More SPAM FUD?

The Internet Engineering Task Force, which sets the technical standards for the Internet, yesterday approved the DomainKeys Identified Mail standard as a proposed standard (RFC 4871). The specification, a three-year effort pioneered by Yahoo!, Cisco, Sendmail, and PGP, is an email authentication framework that uses cryptographic signature technology to verify the domain of the sender.

From: Dark Reading - Desktop Security - New Spec Could Cut Phishing, Spam - Security News Analysis

I cry bullcrap. Let’s see here… We’ve had both SPF and we’ve had Sender ID, from Microsoft, for quite some time.

Exactly how has my SPAM results lessened? Both of these have been in place for quite some time. Now all three of these are at least listed at IETF and all three may even be ratified standards. I feel that without wide-spread adoption, universal authentication RESULTS, and any of these anti-spam or domain authentication (if you will) processes just muddy the waters and the additional confusion only serves to slow down the process.

With local and server side SPAM filters in place my own personal results are that some accounts get a 10:1 abuse rate.
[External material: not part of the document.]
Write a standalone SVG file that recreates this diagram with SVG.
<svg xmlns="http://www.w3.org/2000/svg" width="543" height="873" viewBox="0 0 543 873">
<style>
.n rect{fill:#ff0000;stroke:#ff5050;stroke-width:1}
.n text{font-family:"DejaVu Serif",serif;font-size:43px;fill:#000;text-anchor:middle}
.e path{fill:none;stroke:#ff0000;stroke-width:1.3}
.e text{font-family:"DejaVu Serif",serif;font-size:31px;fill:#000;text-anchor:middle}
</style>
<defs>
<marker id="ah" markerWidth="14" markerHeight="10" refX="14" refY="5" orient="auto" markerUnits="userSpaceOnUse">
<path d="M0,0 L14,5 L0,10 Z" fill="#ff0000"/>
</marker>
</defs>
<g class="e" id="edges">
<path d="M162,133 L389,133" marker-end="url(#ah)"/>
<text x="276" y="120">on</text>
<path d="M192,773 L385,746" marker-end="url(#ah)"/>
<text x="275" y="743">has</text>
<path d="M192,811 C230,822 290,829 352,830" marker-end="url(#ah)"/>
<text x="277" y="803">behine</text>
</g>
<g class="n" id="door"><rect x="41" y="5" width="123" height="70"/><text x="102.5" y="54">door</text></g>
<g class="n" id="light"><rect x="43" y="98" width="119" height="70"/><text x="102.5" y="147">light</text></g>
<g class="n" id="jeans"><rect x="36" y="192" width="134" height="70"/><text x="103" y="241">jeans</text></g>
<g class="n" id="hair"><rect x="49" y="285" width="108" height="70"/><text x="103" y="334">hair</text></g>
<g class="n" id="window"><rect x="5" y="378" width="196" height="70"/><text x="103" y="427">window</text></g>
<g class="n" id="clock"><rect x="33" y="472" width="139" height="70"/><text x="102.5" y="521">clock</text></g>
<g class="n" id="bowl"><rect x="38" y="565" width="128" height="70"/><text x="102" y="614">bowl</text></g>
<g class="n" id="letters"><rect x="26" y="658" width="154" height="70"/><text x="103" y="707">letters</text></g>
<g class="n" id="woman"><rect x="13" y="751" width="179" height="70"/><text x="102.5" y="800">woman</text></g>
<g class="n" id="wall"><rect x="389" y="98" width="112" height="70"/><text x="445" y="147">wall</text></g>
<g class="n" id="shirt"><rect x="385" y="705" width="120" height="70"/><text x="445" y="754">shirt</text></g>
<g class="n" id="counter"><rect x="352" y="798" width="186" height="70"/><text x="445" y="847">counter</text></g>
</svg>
Yeah… That’s actually low and I do a lot of filtering with a variety of methods at both the server end and client-side. Unfiltered? I am not even sure I want to know. Some accounts may well be in the 100:1 range if not much higher.

I know that a lot of people would think that this is something that can only be done with open source, with only non-proprietary, etc… I disagree and, in my opinion; The reality is that it doesn’t have to be any one specific standard but just one specific standard that is in use globally. I don’t care who makes it, I just care who uses it.